Trying to return to a dream by remembering it

I “had to get up.” I didn’t have anything I needed to be up for, yet I “had to get up” because “pleasures were like nails,” according to Socrates, “nailing the soul to the body,” which was probably a roughly accurate way to think of how pleasures were, I supposed at the time, pleasures innuring us to being pleased and making us expect to be pleased; and of course lying here was a definite pleasure; and so likely I would feel at once, upon dying, the sudden wrenching up of the weight of all those nails, that had been pounded into me during moments of pleasure like this; I would feel in reverse, and all at once, the pleasure of all those mornings I didn’t get immediately up.

But, again, I didn’t actually “have to” get up (I had no commitments, no work or appointments); in this case, the only question determining whether I would or would not get up involved what I thought death was and what I thought its importance to be.

I lay there thinking of the arrangement of my coverings and considering if the arrangement was quite optimally suited to my comfort. I lay there thinking of how I had slept: not well. I lay there thinking — growing gradually more cognizant of how much I was thinking and of how active what I called my mind was becoming relative to what I called my body. If I wanted to get up, I didn’t have to actually will myself to get up, I supposed, which would probably be ineffective in any case: all I had to do was what I was doing: continue thinking, and then the rest of my body would get infected with the brain’s activity and I would be up. Although in that case there was nothing for me to do in order to get up, as I was already thinking, and had no choice in the matter. I was thinking more and more, and soon this thinking would attain a critical mass and result in me getting up.

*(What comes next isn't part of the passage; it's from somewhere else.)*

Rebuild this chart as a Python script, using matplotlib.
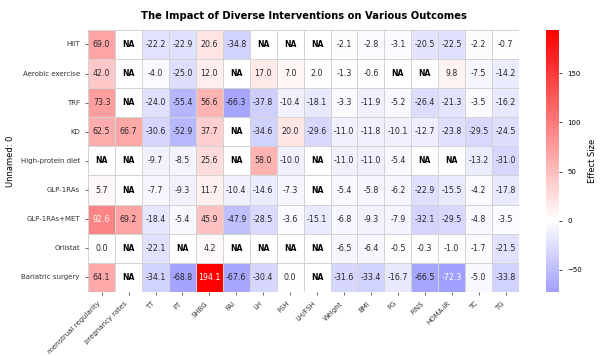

Now, on occasions when I did feel I had a choice in whether or not I could return to sleep, I would try to remember my dreams more vividly, which seemed to me signposts back to unconscious. If I could simply remember the dream better, I was thinking, I would find myself within it again, I would pick up where I left off, dreaming and therefore also sleeping again. The dream I had woken with could not, after all, be so very far away — and remembering was very close to dreaming, these must be abutting, even adjoining compartments, I believed — so if I could only press a bit harder on the gate, if I could only hop over the low stone wall, step in through the shared bathroom… After all, I wasn’t trying to use my mind to do something magical; to, for example, teleport, or levitate; the only super power I now requested of my mind was that it transition between two of its actual functions: that it go from remembering a dream to actual dreaming … but it inevitably appeared, again, that I in fact had no choice in the matter: I continued to remember I had dreamed and I failed to turn my memories of dreams into dreaming.

I knew that I was tired enough that, if I could only stop thinking, I would probably return to sleep, which I desired, not having anything I “had” to do. But thinking had now become an inescapable crown, like the inevitable sunlight itself, with its message that I would be getting up. Even if I told myself not to, even were I to absolutely insist, the magic carpet would be in effect: my legs would swing over, and I would be half-up.